Sykes, the caterer, is among some people in well-to-do Marin County, north of San Francisco, who have been without power since Saturday.
She lives in San Rafael but works in San Francisco, so she has “civilization during the day,” but she said it is eerie to drive along darkened highways. She hasn't opened her freezer since the outage and is not looking forward to it.
“I'm pretty sure it's not going to be salvageable,” she said.
PG&E, which is in bankruptcy after its equipment was blamed for a string of disastrous fires over the past three years, including a blaze that all but destroyed the town of Paradise and killed 85 people, has said its foremost concern is public safety.
But Gov. Gavin Newsom and top utility regulators have accused the company of mismanaging its power system and failing for decades to make the investments needed to ensure it's more durable. He and others have also complained that the utility has botched the outages by not keeping the public adequately informed.
PG&E Corp. President Bill Johnson says he talked to Newsom Tuesday and told him he agreed with his suggestion that the company give credits to customers who've been hit by pre-emptive power shut-offs. Newsom had suggested $100 per household, or $250 per business. Johnson did not confirm a figure, saying only, “We agree with his suggestion.
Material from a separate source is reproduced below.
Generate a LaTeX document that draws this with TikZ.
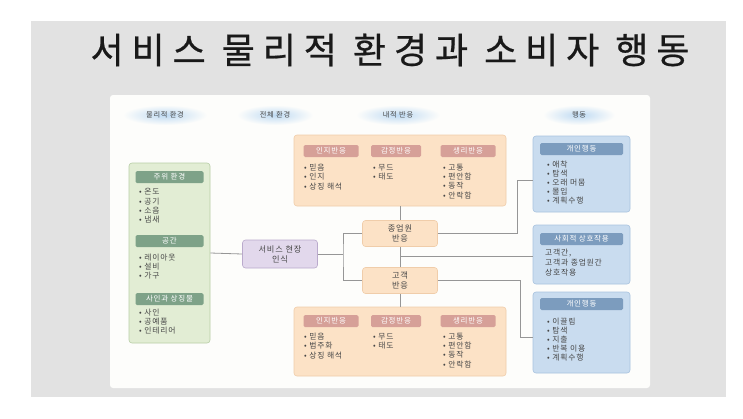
\documentclass[tikz,border=0pt]{standalone}
\usepackage{fontspec}
\setmainfont[LetterSpace=10]{Noto Sans CJK KR}
\newfontfamily\titlefont[LetterSpace=22,FakeBold=0.6]{Noto Sans CJK KR}
\usetikzlibrary{calc}
\definecolor{bgray}{RGB}{226,226,226}
\definecolor{panel}{RGB}{253,253,251}
\definecolor{gfill}{RGB}{226,237,212}
\definecolor{gline}{RGB}{184,206,166}
\definecolor{ghead}{RGB}{126,162,136}
\definecolor{ofill}{RGB}{252,226,198}
\definecolor{oline}{RGB}{240,205,170}
\definecolor{ohead}{RGB}{214,160,152}
\definecolor{pfill}{RGB}{226,216,236}
\definecolor{pline}{RGB}{186,170,204}
\definecolor{bfill}{RGB}{201,220,239}
\definecolor{bline}{RGB}{168,195,223}
\definecolor{bhead}{RGB}{124,156,190}
\definecolor{glow}{RGB}{190,218,243}
\definecolor{conncol}{RGB}{150,150,150}
\definecolor{itemcol}{RGB}{70,70,70}
\tikzset{
  box/.style={draw, line width=0.6pt, rounded corners=3pt, inner sep=0pt},
  greenbox/.style={box, fill=gfill, draw=gline},
  orangebox/.style={box, fill=ofill, draw=oline},
  purplebox/.style={box, fill=pfill, draw=pline},
  bluebox/.style={box, fill=bfill, draw=bline},
  hdr/.style={rounded corners=1.5pt, inner sep=0pt, text=white, font=\fontsize{7.5}{8}\selectfont},
  hdrgreen/.style={hdr, fill=ghead},
  hdrorange/.style={hdr, fill=ohead},
  hdrblue/.style={hdr, fill=bhead},
  items/.style={anchor=north west, inner sep=0pt, align=left, text=itemcol, font=\fontsize{7.8}{9.2}\selectfont},
  midtext/.style={align=center, text=itemcol, font=\fontsize{8.2}{10}\selectfont},
  toplabel/.style={text=itemcol, font=\fontsize{7.2}{8}\selectfont},
  conn/.style={draw=conncol, line width=0.8pt}
}
\begin{document}
\begin{tikzpicture}[x=1pt,y=-1pt]
\useasboundingbox (0,0) rectangle (743,418);
\fill[white] (0,0) rectangle (743,418);
\fill[bgray] (31,21) rectangle (726,397);
\fill[panel, rounded corners=3pt] (110,95) rectangle (650,388);
% title
\node[font=\titlefont\fontsize{36}{38}\selectfont, text=black!90] (title) at (390,50) {서비스 물리적 환경과 소비자 행동};
% header labels with glow
\shade[inner color=glow, outer color=panel] (165,115) ellipse (42 and 10);
\shade[inner color=glow, outer color=panel] (275,115) ellipse (38 and 10);
\shade[inner color=glow, outer color=panel] (398,115) ellipse (42 and 10);
\shade[inner color=glow, outer color=panel] (579,115) ellipse (36 and 10);
\node[toplabel] (l1) at (165,115) {물리적 환경};
\node[toplabel] (l2) at (275,115) {전체 환경};
\node[toplabel] (l3) at (398,115) {내적 반응};
\node[toplabel] (l4) at (579,115) {행동};
% green box
\node[greenbox, minimum width=81pt, minimum height=180pt] (green) at (169.5,253) {};
\node[hdrgreen, minimum width=68pt, minimum height=12pt] (g1h) at (169.5,177) {주위 환경};
\node[items] (g1i) at (139,188.5) {• 온도\\• 공기\\• 소음\\• 냄새};
\node[hdrgreen, minimum width=68pt, minimum height=12pt] (g2h) at (169.5,241) {공간};
\node[items] (g2i) at (139,253.5) {• 레이아웃\\• 설비\\• 가구};
\node[hdrgreen, minimum width=68pt, minimum height=12pt] (g3h) at (169.5,299) {사인과 상징물};
\node[items] (g3i) at (139,308.5) {• 사인\\• 공예품\\• 인테리어};
% purple
\node[purplebox, minimum width=75pt, minimum height=28pt, midtext] (purple) at (280,254) {서비스 현장\\인식};
% top orange
\node[orangebox, minimum width=212pt, minimum height=71pt] (torange) at (400,170.5) {};
\node[hdrorange, minimum width=55pt, minimum height=12pt] (t1h) at (331,151) {인지반응};
\node[hdrorange, minimum width=50pt, minimum height=12pt] (t2h) at (396,151) {감정반응};
\node[hdrorange, minimum width=55pt, minimum height=12pt] (t3h) at (468,151) {생리반응};
\node[items] (t1i) at (304,164) {• 믿음\\• 인지\\• 상징 해석};
\node[items] (t2i) at (373,164) {• 무드\\• 태도};
\node[items] (t3i) at (443,164) {• 고통\\• 편안함\\• 동작\\• 안락함};
% employee / customer
\node[orangebox, minimum width=75pt, minimum height=26pt, midtext] (emp) at (400,233.5) {종업원\\반응};
\node[orangebox, minimum width=75pt, minimum height=26pt, midtext] (cust) at (400,280.5) {고객\\반응};
% bottom orange
\node[orangebox, minimum width=212pt, minimum height=69pt] (borange) at (400,341.5) {};
\node[hdrorange, minimum width=55pt, minimum height=12pt] (b1h) at (331,321) {인지반응};
\node[hdrorange, minimum width=50pt, minimum height=12pt] (b2h) at (396,321) {감정반응};
\node[hdrorange, minimum width=55pt, minimum height=12pt] (b3h) at (468,321) {생리반응};
\node[items] (b1i) at (304,333) {• 믿음\\• 범주화\\• 상징 해석};
\node[items] (b2i) at (373,333) {• 무드\\• 태도};
\node[items] (b3i) at (443,333) {• 고통\\• 편안함\\• 동작\\• 안락함};
% blue boxes
\node[bluebox, minimum width=97pt, minimum height=76pt] (blue1) at (581.5,174) {};
\node[hdrblue, minimum width=83pt, minimum height=12pt] (u1h) at (581.5,149) {개인행동};
\node[items] (u1i) at (547,160.5) {• 애착\\• 탐색\\• 오래 머뭄\\• 몰입\\• 계획수행};
\node[bluebox, minimum width=97pt, minimum height=59pt] (blue2) at (581.5,254.5) {};
\node[hdrblue, minimum width=83pt, minimum height=12pt] (u2h) at (581.5,239) {사회적 상호작용};
\node[items, font=\fontsize{7.8}{10}\selectfont] (u2i) at (545,248.5) {고객간,\\고객과 종업원간\\상호작용};
\node[bluebox, minimum width=97pt, minimum height=81pt] (blue3) at (581.5,332.5) {};
\node[hdrblue, minimum width=83pt, minimum height=12pt] (u3h) at (581.5,304) {개인행동};
\node[items] (u3i) at (547,317.5) {• 이끌림\\• 탐색\\• 지출\\• 반복 이용\\• 계획수행};
% connectors
\coordinate (br) at (343,254);
\coordinate (mid) at (400,256.5);
\draw[conn] (green.east) -- (purple.west);
\draw[conn] (purple.east) -- (br);
\draw[conn] (emp.west) -| (br) |- (cust.west);
\draw[conn] (torange.south) -- (emp.north);
\draw[conn] (emp.south) -- (cust.north);
\draw[conn] (cust.south) -- (borange.north);
\draw[conn] (mid) -- (mid -| blue2.west);
\draw[conn] (emp.east) -| ($(blue1.west)+(-15,6)$) -- ($(blue1.west)+(0,6)$);
\draw[conn] (cust.east) -| ($(blue3.west)+(-12,4.5)$) -- ($(blue3.west)+(0,4.5)$);
\end{tikzpicture}
\end{document}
As to how that gets done, the mechanics, we'll settle that when we get through this.”
PG&E said Monday its power lines may have started two smaller wildfires over the weekend in a part of the San Francisco Bay Area, where the utility had kept the lights on because it was not designated a high fire risk.
Lafayette resident Vicki McCaslin, 60, was evacuated during one of those fires and wasn't happy to have the power back on Tuesday morning.
“I'm scared to death,” she said at a Starbucks in Lafayette, where people have gathered to charge phones over the past few days. “I don't want it on if there's strong winds tonight.”
The California Public Utilities Commission plans to open an investigation that could result in fines against PG&E.
The commission said it also plans to review the rules governing blackouts, will look to prevent utilities from charging customers when the power is off and will convene experts to find grid improvements that might lessen shut-offs next fire season.
The state can't continue experiencing such widespread blackouts, “nor should Californians be subject to the poor execution that PG&E in particular has exhibited,” PUC President Marybel Batjer said in a statement.
Gecker reported from Orinda, California. Associated Press writers Christopher Weber and Stefanie Dazio contributed from Los Angeles.